EXERCISE
Can you print the data exactly and leave out each image?

DATA SECTION
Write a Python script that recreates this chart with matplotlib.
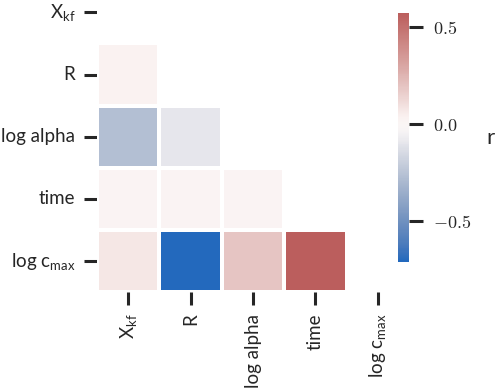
import numpy as np
import matplotlib
matplotlib.use("Agg")
import matplotlib.pyplot as plt
import seaborn as sns

labels = [r"$\mathrm{X_{kf}}$", "R", "log alpha", "time", r"$\mathrm{log\ c_{max}}$"]

# lower triangle of the correlation matrix (row, col)
r_R = [0.03]
r_alpha = [-0.27, -0.10]
r_time = [0.015, 0.015, 0.015]
r_cmax = [0.07, -0.71, 0.19, 0.57]

rows = [[], r_R, r_alpha, r_time, r_cmax]
n = len(labels)
corr = np.eye(n)
for i, vals in enumerate(rows):
    for j, v in enumerate(vals):
        corr[i, j] = v
        corr[j, i] = v

mask = np.triu(np.ones_like(corr, dtype=bool))

sns.set_style("white")
plt.rcParams["font.family"] = ["Lato", "DejaVu Sans"]
plt.rcParams["mathtext.fontset"] = "custom"
plt.rcParams["mathtext.rm"] = "Lato"
plt.rcParams["mathtext.it"] = "Lato:italic"

fig = plt.figure(figsize=(5, 3.9), dpi=100)
ax = fig.add_axes([0.194, 0.251, 0.624, 0.797])
cax = fig.add_axes([0.796, 0.328, 0.022, 0.638])

sns.heatmap(corr, mask=mask, cmap="vlag", center=0, ax=ax, cbar_ax=cax,
            linewidths=1.5, linecolor="white", square=False,
            xticklabels=labels, yticklabels=labels)

ax.tick_params(axis="both", length=9.5, width=2.2, color="#262626",
               labelsize=13.5, pad=6, labelcolor="#262626",
               bottom=True, left=True)
ax.tick_params(axis="x", rotation=90)
ax.tick_params(axis="y", rotation=0)

cax.tick_params(length=10, width=2.2, color="#262626", pad=7, right=True)
ticks = [-0.5, 0.0, 0.5]
cax.set_yticks(ticks)
cax.set_yticklabels([r"$%.1f$" % t for t in ticks])
for t in cax.get_yticklabels():
    t.set_math_fontfamily("cm")
    t.set_fontsize(13)
    t.set_color("#262626")
cax.set_ylabel("r", rotation=0, fontsize=16, labelpad=14, va="center")

fig.savefig("out.png", dpi=100)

RESPONSE TO THE TASK
Write a Python script that recreates this chart with matplotlib.
import numpy as np
import matplotlib
matplotlib.use("Agg")
import matplotlib.pyplot as plt
import seaborn as sns

labels = [r"$\mathrm{X_{kf}}$", "R", "log alpha", "time", r"$\mathrm{log\ c_{max}}$"]

# lower triangle of the correlation matrix (row, col)
r_R = [0.03]
r_alpha = [-0.27, -0.10]
r_time = [0.015, 0.015, 0.015]
r_cmax = [0.07, -0.71, 0.19, 0.57]

rows = [[], r_R, r_alpha, r_time, r_cmax]
n = len(labels)
corr = np.eye(n)
for i, vals in enumerate(rows):
    for j, v in enumerate(vals):
        corr[i, j] = v
        corr[j, i] = v

mask = np.triu(np.ones_like(corr, dtype=bool))

sns.set_style("white")
plt.rcParams["font.family"] = ["Lato", "DejaVu Sans"]
plt.rcParams["mathtext.fontset"] = "custom"
plt.rcParams["mathtext.rm"] = "Lato"
plt.rcParams["mathtext.it"] = "Lato:italic"

fig = plt.figure(figsize=(5, 3.9), dpi=100)
ax = fig.add_axes([0.194, 0.251, 0.624, 0.797])
cax = fig.add_axes([0.796, 0.328, 0.022, 0.638])

sns.heatmap(corr, mask=mask, cmap="vlag", center=0, ax=ax, cbar_ax=cax,
            linewidths=1.5, linecolor="white", square=False,
            xticklabels=labels, yticklabels=labels)

ax.tick_params(axis="both", length=9.5, width=2.2, color="#262626",
               labelsize=13.5, pad=6, labelcolor="#262626",
               bottom=True, left=True)
ax.tick_params(axis="x", rotation=90)
ax.tick_params(axis="y", rotation=0)

cax.tick_params(length=10, width=2.2, color="#262626", pad=7, right=True)
ticks = [-0.5, 0.0, 0.5]
cax.set_yticks(ticks)
cax.set_yticklabels([r"$%.1f$" % t for t in ticks])
for t in cax.get_yticklabels():
    t.set_math_fontfamily("cm")
    t.set_fontsize(13)
    t.set_color("#262626")
cax.set_ylabel("r", rotation=0, fontsize=16, labelpad=14, va="center")

fig.savefig("out.png", dpi=100)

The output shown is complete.